Principle:Huggingface Open r1 Model Saving and Publishing
| Knowledge Sources | |
|---|---|
| Domains | NLP, Infrastructure |
| Last Updated | 2026-02-08 00:00 GMT |
Overview
A model persistence mechanism that saves trained model weights, configuration, and metadata locally and optionally publishes them to HuggingFace Hub with model cards and version tags.
Description
After training completes, models must be saved for inference and sharing. This principle covers:
- Saving model weights and tokenizer configuration to local disk via the Trainer's built-in
save_modelmethod. - Creating model cards with training metadata (dataset name, tags) to document the model's provenance and intended use.
- Restoring the KV cache for inference efficiency (disabled during gradient checkpointing training) by setting
use_cache = Trueafter saving. - Aligning generation config with tokenizer EOS token to prevent unbounded generation by ensuring the model knows when to stop.

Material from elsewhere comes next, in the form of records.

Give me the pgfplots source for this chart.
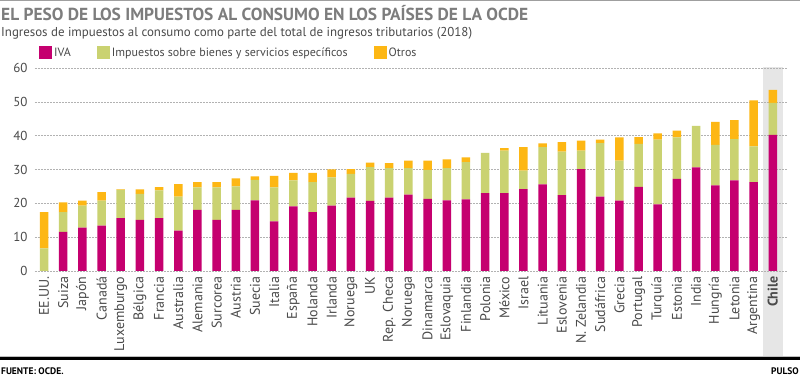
\documentclass[border=0pt]{standalone}
\usepackage{pgfplots}
\usepackage{pgfplotstable}
\pgfplotsset{compat=1.18}
\usepackage{fontspec}
\setmainfont{PT Sans}
\definecolor{iva}{HTML}{C5006F}
\definecolor{esp}{HTML}{CAD271}
\definecolor{otr}{HTML}{FDB714}
\definecolor{titgray}{HTML}{7D7D7D}
\definecolor{txtgray}{HTML}{4A4A4A}
\definecolor{chilebg}{HTML}{E6E6E6}
\pgfplotstableread{
x iva esp otr
0 0 6.7 10.7
1 11.6 5.8 2.9
2 12.8 6.5 1.5
3 13.4 7.4 2.5
4 15.6 8.4 0.1
5 15.1 7.7 1.3
6 15.6 8.2 1.0
7 11.9 10.1 3.7
8 18.1 6.6 1.6
9 15.1 9.6 1.6
10 18.1 6.9 2.4
11 20.9 6.0 1.1
12 14.7 10.0 3.4
13 19.1 7.7 2.2
14 17.4 8.9 2.7
15 19.3 8.4 2.3
16 21.7 7.0 1.4
17 20.7 10.0 1.3
18 21.7 8.7 1.5
19 22.6 7.8 2.2
20 21.3 8.6 2.7
21 20.9 9.5 2.6
22 21.2 11.0 1.4
23 23.0 11.9 0
24 23.0 12.6 0.7
25 24.2 5.5 6.9
26 25.6 11.0 1.1
27 22.4 12.9 2.8
28 30.1 5.5 2.9
29 22.0 15.8 1.0
30 20.8 11.8 6.9
31 24.9 12.7 2.0
32 19.7 19.1 1.9
33 27.2 12.3 2.0
34 30.6 12.3 0
35 25.3 12.0 6.8
36 26.8 12.2 5.6
37 26.3 10.5 13.6
38 40.2 9.5 3.8
}\datatable
\begin{document}
\begin{tikzpicture}[x=1pt,y=1pt]
\useasboundingbox (0,0) rectangle (800,377);
\fill[white] (0,0) rectangle (800,377);
\draw[gray!75, line width=1.5pt] (0,376.3) -- (800,376.3);
\node[anchor=base west, font=\fontsize{17.4}{20}\selectfont\bfseries, text=titgray, inner sep=0] at (1,356) {EL PESO DE LOS IMPUESTOS AL CONSUMO EN LOS PAÍSES DE LA OCDE};
\node[anchor=base west, font=\fontsize{12.9}{15}\selectfont, text=txtgray, inner sep=0] at (1,340) {Ingresos de impuestos al consumo como parte del total de ingresos tributarios (2018)};
\fill[chilebg] (763,20) rectangle (783,310);
\draw[black, line width=2.2pt] (0,18.5) -- (800,18.5);
\draw[gray!50, line width=0.6pt] (0,21) -- (800,21);
\node[anchor=base west, font=\fontsize{9.5}{11}\selectfont\bfseries, text=black, inner sep=0] at (1,2.5) {FUENTE: OCDE.};
\node[anchor=base east, font=\fontsize{9.5}{11}\selectfont\bfseries, text=black, inner sep=0] at (799,2.5) {PULSO};
\begin{axis}[
  at={(35pt,106pt)}, anchor=south west,
  scale only axis, width=752pt, height=203pt,
  xmin=-0.47, xmax=38.74, ymin=0, ymax=60,
  ybar stacked, bar width=8.5pt,
  axis line style={draw=none},
  major tick length=0pt,
  ytick={0,10,...,60},
  ymajorgrids,
  grid style={dash pattern=on 2pt off 1pt, gray!60, line width=0.6pt},
  /pgf/number format/assume math mode=true,
  yticklabel style={font=\fontsize{13}{15}\selectfont, text=txtgray, xshift=-4pt},
  xtick={0,...,38},
  xticklabels={EE.UU., Suiza, Japón, Canadá, Luxemburgo, Bélgica, Francia, Australia, Alemania, Surcorea, Austria, Suecia, Italia, España, Holanda, Irlanda, Noruega, UK, Rep. Checa, Noruega, Dinamarca, Eslovaquia, Finlandia, Polonia, México, Israel, Lituania, Eslovenia, N. Zelandia, Sudáfrica, Grecia, Portugal, Turquía, Estonia, India, Hungría, Letonia, Argentina, \textbf{Chile}},
  xticklabel style={rotate=90, anchor=east, font=\fontsize{14}{16}\selectfont, text=txtgray, yshift=0pt, xshift=-2pt},
  legend columns=3,
  legend style={at={(0,1)}, anchor=south west, xshift=1pt, yshift=6pt, draw=none, fill=none,
    font=\fontsize{12}{14}\selectfont, text=txtgray,
    /tikz/every even column/.append style={column sep=24pt}},
  legend image code/.code={\fill[#1] (0pt,-6.5pt) rectangle (13pt,6.5pt);},
  legend cell align=left,
]
\addplot[fill=iva, draw=none] table[x=x, y=iva] {\datatable};
\addplot[fill=esp, draw=none] table[x=x, y=esp] {\datatable};
\addplot[fill=otr, draw=none] table[x=x, y=otr] {\datatable};
\legend{IVA, Impuestos sobre bienes y servicios específicos, Otros}
\end{axis}
\end{tikzpicture}
\end{document}
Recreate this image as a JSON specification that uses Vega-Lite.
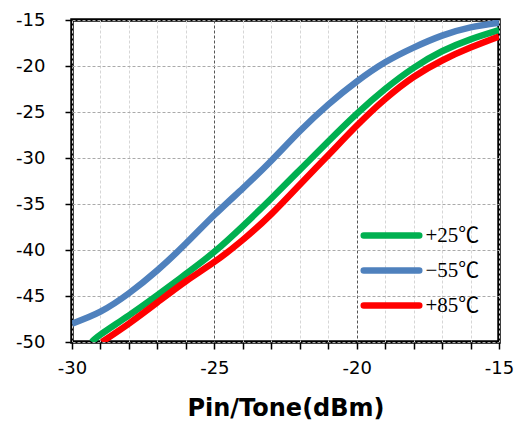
{
  "$schema": "https://vega.github.io/schema/vega-lite/v6.json",
  "width": 427,
  "height": 322,
  "autosize": {"type": "none"},
  "padding": {"left": 72, "top": 20, "right": 21, "bottom": 84},
  "background": "white",
  "config": {
    "view": {"stroke": "black", "strokeWidth": 3.5},
    "axis": {"domain": false, "tickColor": "black", "tickWidth": 1.5, "labelFont": "DejaVu Sans", "labelFontSize": 18, "labelColor": "black"}
  },
  "data": {
    "values": [
      {"x": -30, "y": -48.0, "T": "−55℃"},
      {"x": -29, "y": -46.7, "T": "−55℃"},
      {"x": -28, "y": -44.7, "T": "−55℃"},
      {"x": -27, "y": -42.2, "T": "−55℃"},
      {"x": -26, "y": -39.3, "T": "−55℃"},
      {"x": -25, "y": -36.2, "T": "−55℃"},
      {"x": -24, "y": -33.3, "T": "−55℃"},
      {"x": -23, "y": -30.3, "T": "−55℃"},
      {"x": -22, "y": -27.1, "T": "−55℃"},
      {"x": -21, "y": -24.2, "T": "−55℃"},
      {"x": -20, "y": -21.7, "T": "−55℃"},
      {"x": -19, "y": -19.6, "T": "−55℃"},
      {"x": -18, "y": -18.0, "T": "−55℃"},
      {"x": -17, "y": -16.7, "T": "−55℃"},
      {"x": -16, "y": -15.8, "T": "−55℃"},
      {"x": -15, "y": -15.3, "T": "−55℃"},
      {"x": -29.3, "y": -50, "T": "+25℃"},
      {"x": -29, "y": -49.2, "T": "+25℃"},
      {"x": -28, "y": -47.1, "T": "+25℃"},
      {"x": -27, "y": -44.9, "T": "+25℃"},
      {"x": -26, "y": -42.6, "T": "+25℃"},
      {"x": -25, "y": -40.2, "T": "+25℃"},
      {"x": -24, "y": -37.4, "T": "+25℃"},
      {"x": -23, "y": -34.4, "T": "+25℃"},
      {"x": -22, "y": -31.3, "T": "+25℃"},
      {"x": -21, "y": -28.2, "T": "+25℃"},
      {"x": -20, "y": -25.2, "T": "+25℃"},
      {"x": -19, "y": -22.5, "T": "+25℃"},
      {"x": -18, "y": -20.2, "T": "+25℃"},
      {"x": -17, "y": -18.4, "T": "+25℃"},
      {"x": -16, "y": -17.1, "T": "+25℃"},
      {"x": -15, "y": -16.1, "T": "+25℃"},
      {"x": -28.95, "y": -50, "T": "+85℃"},
      {"x": -28, "y": -48.0, "T": "+85℃"},
      {"x": -27, "y": -45.7, "T": "+85℃"},
      {"x": -26, "y": -43.4, "T": "+85℃"},
      {"x": -25, "y": -41.3, "T": "+85℃"},
      {"x": -24, "y": -38.9, "T": "+85℃"},
      {"x": -23, "y": -36.1, "T": "+85℃"},
      {"x": -22, "y": -32.9, "T": "+85℃"},
      {"x": -21, "y": -29.7, "T": "+85℃"},
      {"x": -20, "y": -26.5, "T": "+85℃"},
      {"x": -19, "y": -23.6, "T": "+85℃"},
      {"x": -18, "y": -21.2, "T": "+85℃"},
      {"x": -17, "y": -19.4, "T": "+85℃"},
      {"x": -16, "y": -18.0, "T": "+85℃"},
      {"x": -15, "y": -16.8, "T": "+85℃"}
    ]
  },
  "mark": {"type": "line", "strokeWidth": 6.5, "interpolate": "natural", "clip": true},
  "encoding": {
    "x": {
      "field": "x", "type": "quantitative",
      "scale": {"domain": [-30, -15], "nice": false, "zero": false},
      "axis": {
        "values": [-30, -29, -28, -27, -26, -25, -24, -23, -22, -21, -20, -19, -18, -17, -16, -15],
        "labelExpr": "datum.value % 5 === 0 ? replace(datum.label, '−', '-') : ''",
        "tickSize": 7,
        "labelPadding": 10,
        "labelFlush": false,
        "gridColor": {"condition": {"test": "datum.value === -25 || datum.value === -20", "value": "#555555"}, "value": "#d6d6d6"},
        "gridDash": [3, 2],
        "gridWidth": 1,
        "title": "Pin/Tone(dBm)",
        "titleFont": "DejaVu Sans",
        "titleFontSize": 24,
        "titleFontWeight": "bold",
        "titleColor": "black",
        "titlePadding": 19
      }
    },
    "y": {
      "field": "y", "type": "quantitative",
      "scale": {"domain": [-50, -15], "nice": false, "zero": false},
      "axis": {
        "values": [-50, -45, -40, -35, -30, -25, -20, -15],
        "labelExpr": "replace(datum.label, '−', '-')",
        "tickSize": 7,
        "labelPadding": 20,
        "labelFlush": false,
        "gridColor": "#aaaaaa",
        "gridDash": [3, 2],
        "gridWidth": 1,
        "title": null
      }
    },
    "color": {
      "field": "T", "type": "nominal",
      "scale": {"domain": ["+25℃", "−55℃", "+85℃"], "range": ["#00B050", "#4F81BD", "#FF0000"]},
      "legend": {
        "orient": "none",
        "legendX": 297.5,
        "legendY": 193.5,
        "title": null,
        "padding": 0,
        "rowPadding": 0,
        "symbolType": "M-1.5,0H1.5",
        "symbolSize": 1369,
        "symbolStrokeWidth": 6.5,
        "labelFont": "Liberation Serif, Noto Sans CJK JP",
        "labelFontSize": 21,
        "labelColor": "black",
        "labelOffset": 12,
        "encode": {"symbols": {"update": {"strokeCap": {"value": "round"}}}}
      }
    },
    "order": {"field": "T"}
  }
}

- Pushing to HuggingFace Hub with proper tags and metadata for public or private sharing.
Open-R1 also supports per-checkpoint revision pushing via callbacks, enabling fine-grained model selection post-training.
Usage
Use this principle at the end of any training script to persist the trained model and optionally share it on the Hub. It applies to both SFT and GRPO training pipelines and should be invoked after the training loop has completed and (optionally) after final evaluation.
Theoretical Basis
Save Pipeline
The model saving and publishing pipeline follows a well-defined sequence that ensures the saved model is ready for inference and properly documented. The key steps are: align the generation config, save the model, create a model card on the main process, restore the KV cache, and optionally push to the Hub.
PROCEDURE SaveAndPublishModel(trainer, tokenizer, output_dir, dataset_name, push_to_hub):
// Step 1: Align generation config EOS with tokenizer EOS
trainer.model.generation_config.eos_token_id = tokenizer.eos_token_id
// Step 2: Save model weights and tokenizer to disk
trainer.save_model(output_dir)
// Step 3: On main process only, create model card and restore KV cache
IF is_main_process:
kwargs = {dataset_name: dataset_name, tags: ["open-r1"]}
trainer.create_model_card(**kwargs)
trainer.model.config.use_cache = True // Restore KV cache for inference
trainer.model.config.save_pretrained(output_dir)
// Step 4: Optionally push to HuggingFace Hub
IF push_to_hub:
trainer.push_to_hub(**kwargs)
EOS Token Alignment
The generation config's eos_token_id must match the tokenizer's EOS token so that the model stops generating when the end-of-sequence token is produced. Without this alignment, the model may generate text indefinitely or stop prematurely if a default or stale EOS token ID is used.
KV Cache Restoration
During training with gradient checkpointing, the KV cache is disabled to save memory (since gradient checkpointing recomputes activations). After training, the KV cache must be re-enabled (use_cache = True) so that inference benefits from caching intermediate key-value computations, avoiding redundant calculations during autoregressive generation.
Model Card Creation
Model cards provide essential documentation about a model's training data, intended use, and limitations. Creating the model card on the main process only avoids race conditions in distributed training setups. The card includes the dataset name and tags (e.g., "open-r1") for discoverability on the Hub.